Reconstruction of All-Weather Daytime and Nighttime MODIS Aqua-Terra Land Surface Temperature Products Using an XGBoost Approach

Abstract

Generating spatiotemporally continuous land surface temperature (LST) data is in great demand for hydrology, meteorology, ecology, environmental studies, etc. However, the thermal infrared (TIR)-based LST measurements are prone to cloud contamination with missing pixels. To repair the missing pixels, a new XGBoost-based linking approach for reconstructing daytime and nighttime Moderate Resolution Imaging Spectroradiometer (MODIS) LST measurements was introduced.
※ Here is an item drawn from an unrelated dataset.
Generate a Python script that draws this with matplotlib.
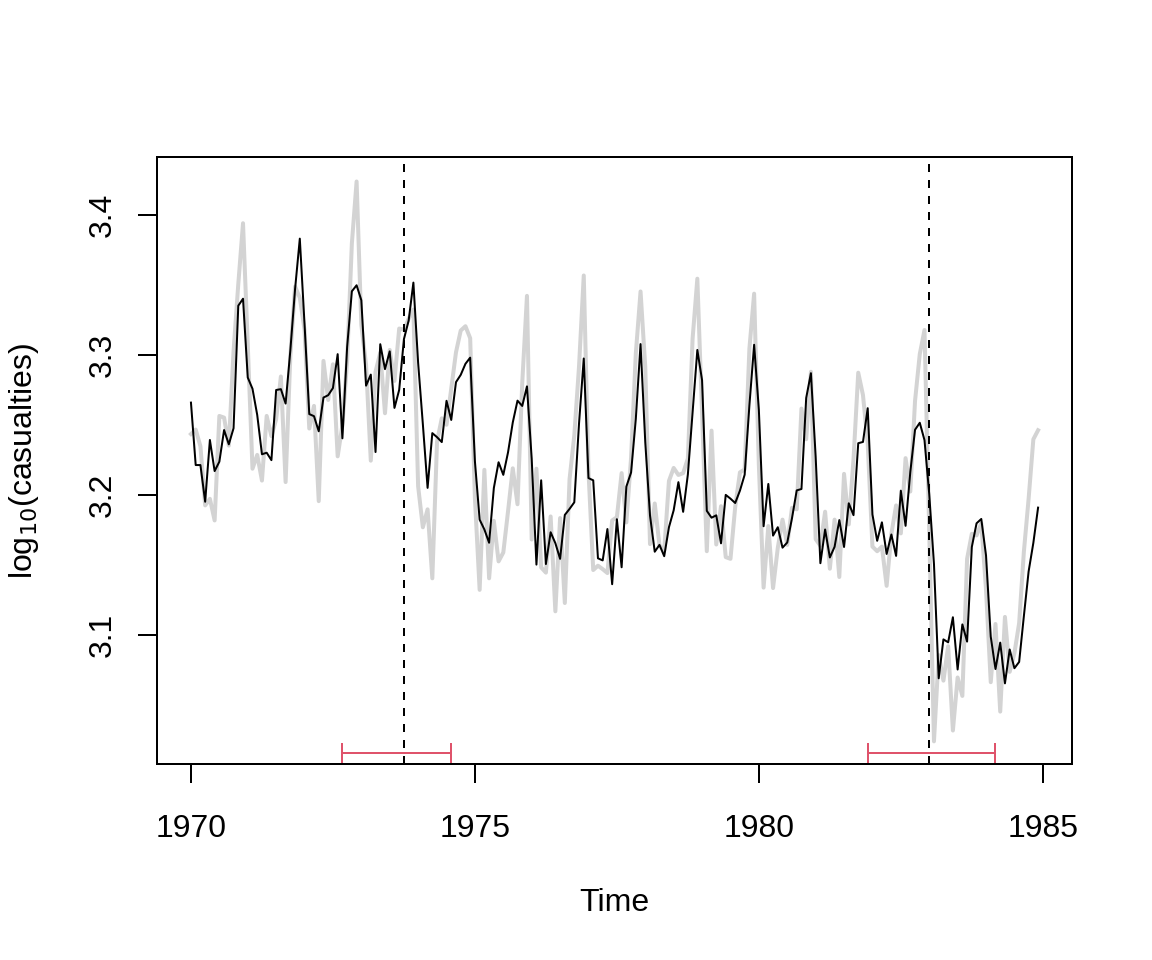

The instantaneous solar radiation and two soil-related predictors from China Data Assimilation System (CLDAS) 0.0625°/1-h data were selected as the linking variables to depict the relationship with instantaneous MODIS LST data. Other land surface properties, including two vegetation indices, the water index, the surface albedo, and topographic parameters, were also used as the predictor variables. The XGBoost method was used to fit an LST linking model by the training datasets from clear-sky pixels and was then applied to the MODIS Aqua-Terra LSTs during summer time (June to August) in 2017 and 2018 across China. The recovered LST data was further rectified with the Savitzky–Golay (SG) filtering method. The results showed the distribution of the reconstructed LSTs present a reasonable pattern for different land-cover types and topography. The evaluation results using in situ longwave radiation measurements showed the RMSE varies from 3.91 K to 5.53 K for the cloud-free pixels and from 4.42 K to 4.97 K for the cloud-covered pixels. In addition, the reconstructed LST products correlated well with CLDAS LST data with similar LST spatial patterns. The variable importance analysis revealed that the two soil-related predictors and the elevation variable are key parameters due to their great contribution to the XGBoost model performance.